##### Task data #####

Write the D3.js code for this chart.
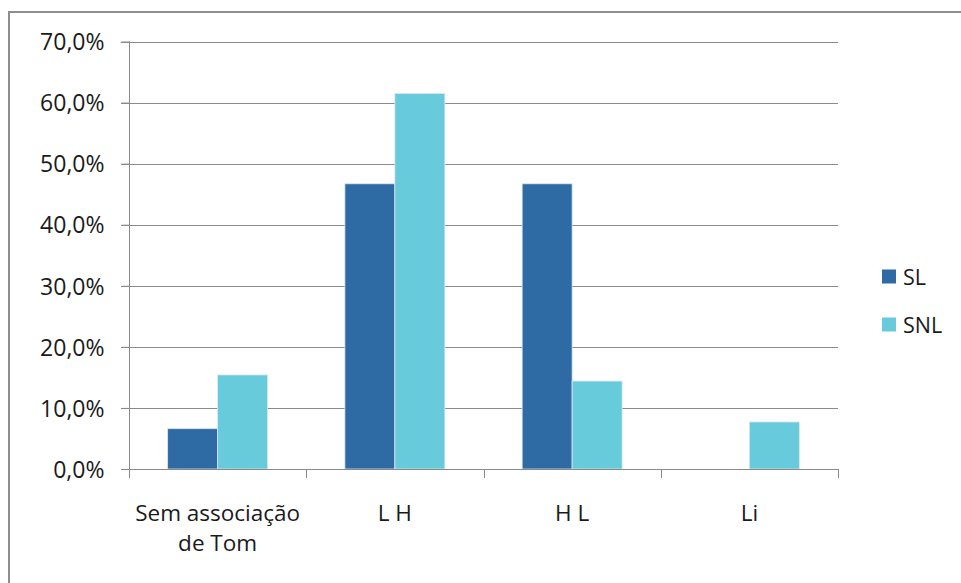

#####
##### Task data #####

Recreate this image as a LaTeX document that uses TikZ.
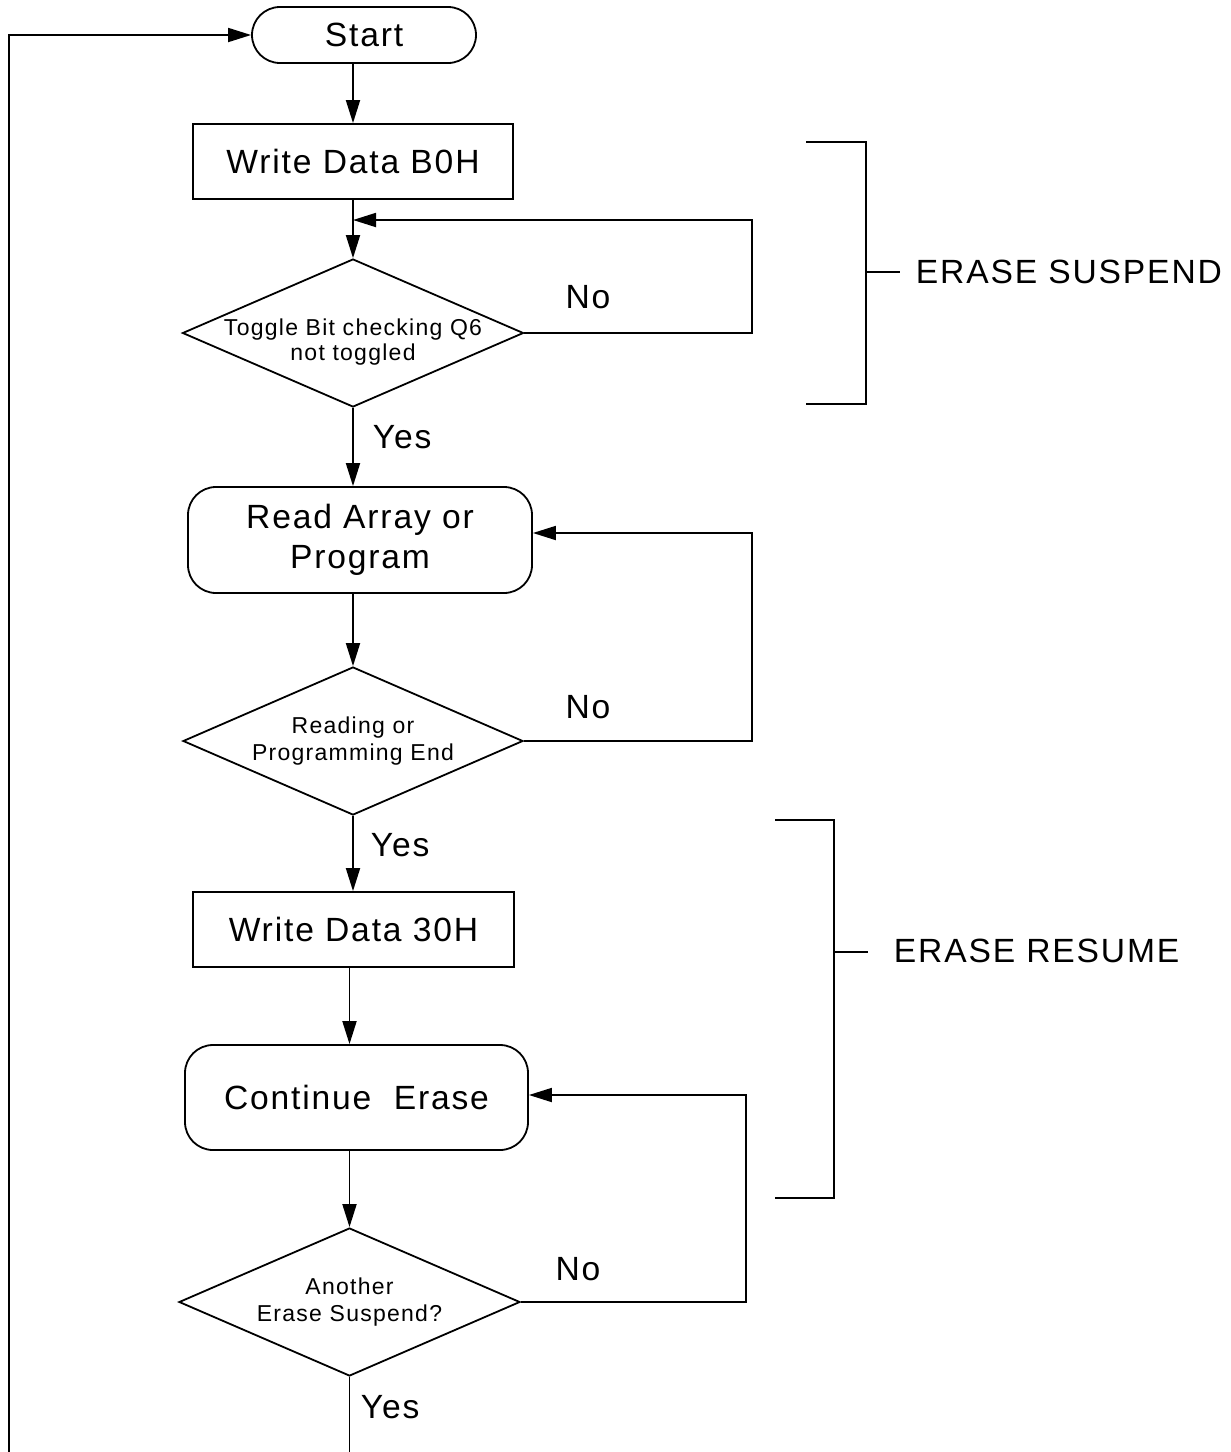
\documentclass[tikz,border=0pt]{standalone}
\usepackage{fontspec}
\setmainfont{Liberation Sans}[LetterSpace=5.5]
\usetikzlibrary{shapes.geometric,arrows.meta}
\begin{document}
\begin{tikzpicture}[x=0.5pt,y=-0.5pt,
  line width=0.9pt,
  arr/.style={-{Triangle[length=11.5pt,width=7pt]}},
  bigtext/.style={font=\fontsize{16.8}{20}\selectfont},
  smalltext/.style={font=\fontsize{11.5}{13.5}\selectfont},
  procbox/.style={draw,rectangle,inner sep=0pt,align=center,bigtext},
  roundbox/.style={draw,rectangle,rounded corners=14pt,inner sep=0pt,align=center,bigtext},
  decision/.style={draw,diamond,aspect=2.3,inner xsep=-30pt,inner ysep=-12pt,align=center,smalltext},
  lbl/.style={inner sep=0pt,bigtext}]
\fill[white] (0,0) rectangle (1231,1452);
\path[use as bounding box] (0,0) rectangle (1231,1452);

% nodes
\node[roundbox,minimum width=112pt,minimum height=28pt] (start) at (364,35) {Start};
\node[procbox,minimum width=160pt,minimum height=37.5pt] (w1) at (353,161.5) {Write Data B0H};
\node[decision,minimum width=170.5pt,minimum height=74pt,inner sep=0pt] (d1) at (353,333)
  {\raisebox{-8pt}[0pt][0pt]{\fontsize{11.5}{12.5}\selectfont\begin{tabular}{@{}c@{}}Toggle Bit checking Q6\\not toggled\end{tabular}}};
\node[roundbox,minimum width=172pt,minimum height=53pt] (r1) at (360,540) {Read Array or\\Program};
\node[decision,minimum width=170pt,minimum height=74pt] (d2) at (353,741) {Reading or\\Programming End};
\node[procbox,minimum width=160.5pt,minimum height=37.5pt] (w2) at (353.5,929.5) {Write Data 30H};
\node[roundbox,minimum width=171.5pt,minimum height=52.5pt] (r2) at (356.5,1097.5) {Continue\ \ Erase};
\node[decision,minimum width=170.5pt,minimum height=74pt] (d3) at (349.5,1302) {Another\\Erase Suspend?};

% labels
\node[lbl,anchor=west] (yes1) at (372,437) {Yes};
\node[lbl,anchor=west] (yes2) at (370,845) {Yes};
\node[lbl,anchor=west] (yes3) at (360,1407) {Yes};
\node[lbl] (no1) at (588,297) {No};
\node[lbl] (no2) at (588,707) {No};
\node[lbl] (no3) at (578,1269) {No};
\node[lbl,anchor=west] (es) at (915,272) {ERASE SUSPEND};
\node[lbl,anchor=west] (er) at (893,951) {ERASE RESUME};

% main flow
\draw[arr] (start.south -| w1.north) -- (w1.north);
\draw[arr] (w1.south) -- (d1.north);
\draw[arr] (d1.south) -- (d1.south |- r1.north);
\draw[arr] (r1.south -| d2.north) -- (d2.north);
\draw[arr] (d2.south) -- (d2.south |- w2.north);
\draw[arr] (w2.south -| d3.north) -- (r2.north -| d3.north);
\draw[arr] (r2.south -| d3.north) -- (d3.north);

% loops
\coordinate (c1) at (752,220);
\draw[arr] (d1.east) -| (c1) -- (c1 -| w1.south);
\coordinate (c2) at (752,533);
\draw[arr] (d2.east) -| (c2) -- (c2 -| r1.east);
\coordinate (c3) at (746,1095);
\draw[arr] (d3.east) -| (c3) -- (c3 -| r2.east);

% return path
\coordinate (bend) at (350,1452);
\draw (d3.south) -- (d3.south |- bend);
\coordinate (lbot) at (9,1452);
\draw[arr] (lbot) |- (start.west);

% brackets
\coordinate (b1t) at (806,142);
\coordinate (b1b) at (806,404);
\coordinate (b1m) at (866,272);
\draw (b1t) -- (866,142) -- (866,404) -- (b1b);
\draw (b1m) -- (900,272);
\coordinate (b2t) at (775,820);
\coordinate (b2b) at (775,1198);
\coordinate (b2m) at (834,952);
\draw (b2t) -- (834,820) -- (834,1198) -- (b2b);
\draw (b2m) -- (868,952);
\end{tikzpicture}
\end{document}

#####
##### Task data #####

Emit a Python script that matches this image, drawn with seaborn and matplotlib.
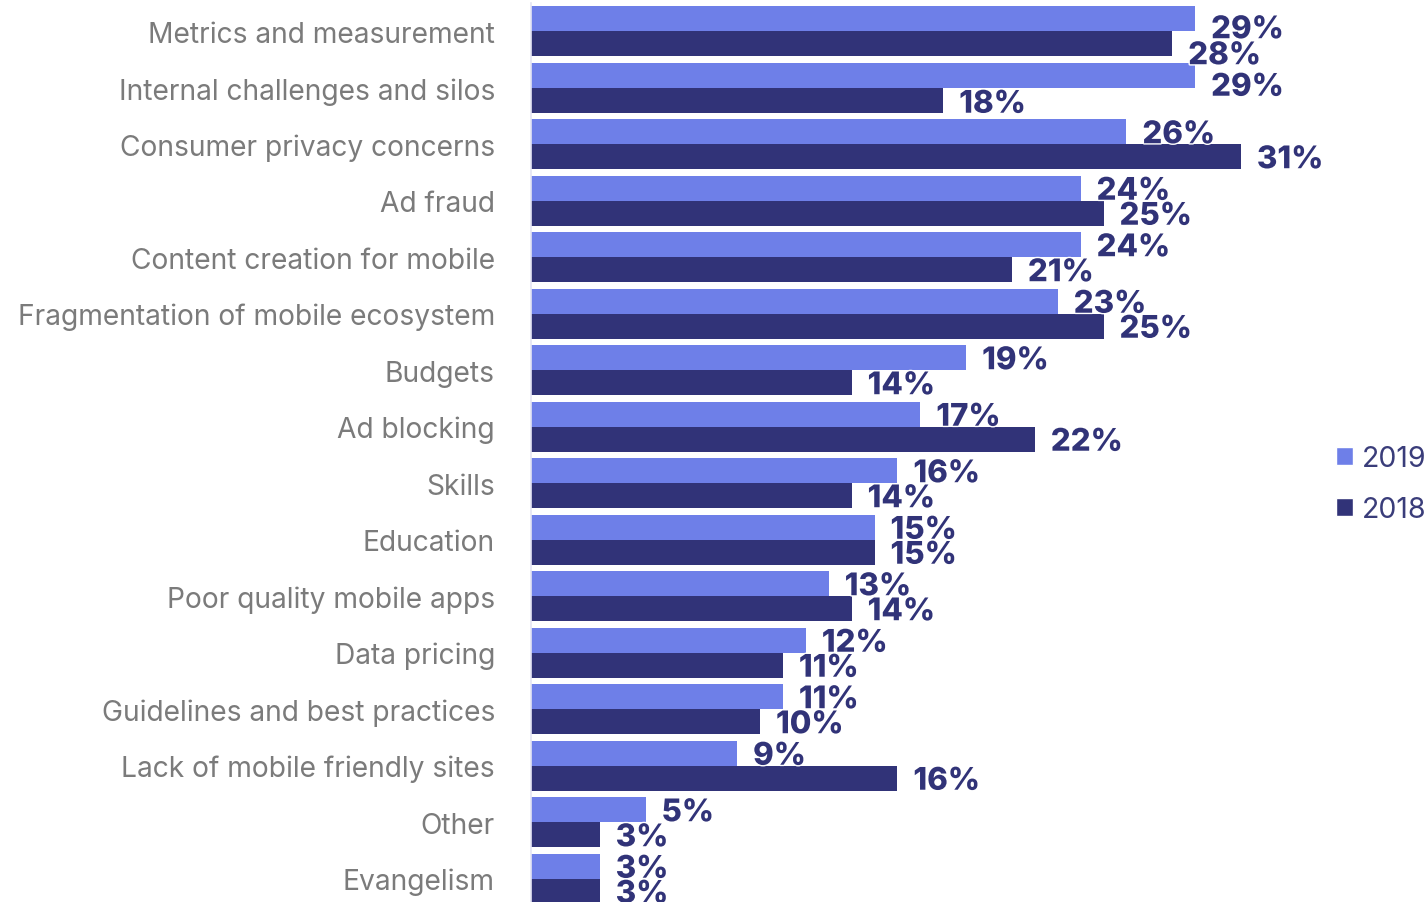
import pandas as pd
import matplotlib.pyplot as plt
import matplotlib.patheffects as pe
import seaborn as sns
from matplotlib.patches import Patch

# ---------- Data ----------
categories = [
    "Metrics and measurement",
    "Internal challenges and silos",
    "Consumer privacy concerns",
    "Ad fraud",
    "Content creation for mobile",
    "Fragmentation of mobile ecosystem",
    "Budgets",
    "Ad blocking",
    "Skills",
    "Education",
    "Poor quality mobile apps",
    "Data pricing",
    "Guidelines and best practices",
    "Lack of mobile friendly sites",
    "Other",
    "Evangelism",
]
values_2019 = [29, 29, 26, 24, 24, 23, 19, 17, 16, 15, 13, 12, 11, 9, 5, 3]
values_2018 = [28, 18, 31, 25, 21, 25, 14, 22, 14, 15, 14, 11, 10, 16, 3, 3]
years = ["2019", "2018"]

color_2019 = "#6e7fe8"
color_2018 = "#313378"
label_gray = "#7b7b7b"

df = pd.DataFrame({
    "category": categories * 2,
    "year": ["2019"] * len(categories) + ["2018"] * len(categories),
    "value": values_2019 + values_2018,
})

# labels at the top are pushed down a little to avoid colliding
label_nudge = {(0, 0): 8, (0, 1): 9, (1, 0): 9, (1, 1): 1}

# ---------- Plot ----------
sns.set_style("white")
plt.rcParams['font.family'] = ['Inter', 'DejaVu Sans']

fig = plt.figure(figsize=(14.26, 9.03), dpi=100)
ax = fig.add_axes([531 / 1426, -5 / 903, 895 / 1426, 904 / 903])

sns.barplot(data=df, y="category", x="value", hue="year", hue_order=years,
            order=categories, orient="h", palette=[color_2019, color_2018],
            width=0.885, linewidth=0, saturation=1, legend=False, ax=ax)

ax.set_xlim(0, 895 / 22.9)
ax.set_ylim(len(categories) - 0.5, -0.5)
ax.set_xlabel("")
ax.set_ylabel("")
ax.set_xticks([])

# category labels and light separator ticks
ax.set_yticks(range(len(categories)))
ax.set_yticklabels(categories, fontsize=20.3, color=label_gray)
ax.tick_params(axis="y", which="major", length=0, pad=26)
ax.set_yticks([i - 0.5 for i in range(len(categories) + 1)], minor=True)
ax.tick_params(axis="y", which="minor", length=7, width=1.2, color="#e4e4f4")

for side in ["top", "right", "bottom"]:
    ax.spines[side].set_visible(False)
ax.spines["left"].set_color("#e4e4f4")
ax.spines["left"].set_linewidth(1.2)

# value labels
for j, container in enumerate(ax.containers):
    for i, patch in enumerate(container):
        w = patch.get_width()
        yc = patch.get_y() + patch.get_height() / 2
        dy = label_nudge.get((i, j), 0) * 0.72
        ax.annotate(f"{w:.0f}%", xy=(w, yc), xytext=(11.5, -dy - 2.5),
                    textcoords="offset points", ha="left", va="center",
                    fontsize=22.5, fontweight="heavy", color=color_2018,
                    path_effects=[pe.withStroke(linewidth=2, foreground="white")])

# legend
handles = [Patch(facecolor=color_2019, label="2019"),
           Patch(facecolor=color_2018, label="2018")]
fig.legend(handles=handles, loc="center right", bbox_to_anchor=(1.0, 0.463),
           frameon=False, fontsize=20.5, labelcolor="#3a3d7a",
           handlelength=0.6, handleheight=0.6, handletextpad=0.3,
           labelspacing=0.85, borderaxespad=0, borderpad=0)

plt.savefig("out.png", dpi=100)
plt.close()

#####

## Goal of the exercise
In the entries above, find the line that contains "Recreate this image" and the line that contains "(er) at (893,951)". Reproduce exactly those two lines and every line between them, but not the pictures.

## Result for this exercise
Recreate this image as a LaTeX document that uses TikZ.
\documentclass[tikz,border=0pt]{standalone}
\usepackage{fontspec}
\setmainfont{Liberation Sans}[LetterSpace=5.5]
\usetikzlibrary{shapes.geometric,arrows.meta}
\begin{document}
\begin{tikzpicture}[x=0.5pt,y=-0.5pt,
  line width=0.9pt,
  arr/.style={-{Triangle[length=11.5pt,width=7pt]}},
  bigtext/.style={font=\fontsize{16.8}{20}\selectfont},
  smalltext/.style={font=\fontsize{11.5}{13.5}\selectfont},
  procbox/.style={draw,rectangle,inner sep=0pt,align=center,bigtext},
  roundbox/.style={draw,rectangle,rounded corners=14pt,inner sep=0pt,align=center,bigtext},
  decision/.style={draw,diamond,aspect=2.3,inner xsep=-30pt,inner ysep=-12pt,align=center,smalltext},
  lbl/.style={inner sep=0pt,bigtext}]
\fill[white] (0,0) rectangle (1231,1452);
\path[use as bounding box] (0,0) rectangle (1231,1452);

% nodes
\node[roundbox,minimum width=112pt,minimum height=28pt] (start) at (364,35) {Start};
\node[procbox,minimum width=160pt,minimum height=37.5pt] (w1) at (353,161.5) {Write Data B0H};
\node[decision,minimum width=170.5pt,minimum height=74pt,inner sep=0pt] (d1) at (353,333)
  {\raisebox{-8pt}[0pt][0pt]{\fontsize{11.5}{12.5}\selectfont\begin{tabular}{@{}c@{}}Toggle Bit checking Q6\\not toggled\end{tabular}}};
\node[roundbox,minimum width=172pt,minimum height=53pt] (r1) at (360,540) {Read Array or\\Program};
\node[decision,minimum width=170pt,minimum height=74pt] (d2) at (353,741) {Reading or\\Programming End};
\node[procbox,minimum width=160.5pt,minimum height=37.5pt] (w2) at (353.5,929.5) {Write Data 30H};
\node[roundbox,minimum width=171.5pt,minimum height=52.5pt] (r2) at (356.5,1097.5) {Continue\ \ Erase};
\node[decision,minimum width=170.5pt,minimum height=74pt] (d3) at (349.5,1302) {Another\\Erase Suspend?};

% labels
\node[lbl,anchor=west] (yes1) at (372,437) {Yes};
\node[lbl,anchor=west] (yes2) at (370,845) {Yes};
\node[lbl,anchor=west] (yes3) at (360,1407) {Yes};
\node[lbl] (no1) at (588,297) {No};
\node[lbl] (no2) at (588,707) {No};
\node[lbl] (no3) at (578,1269) {No};
\node[lbl,anchor=west] (es) at (915,272) {ERASE SUSPEND};
\node[lbl,anchor=west] (er) at (893,951) {ERASE RESUME};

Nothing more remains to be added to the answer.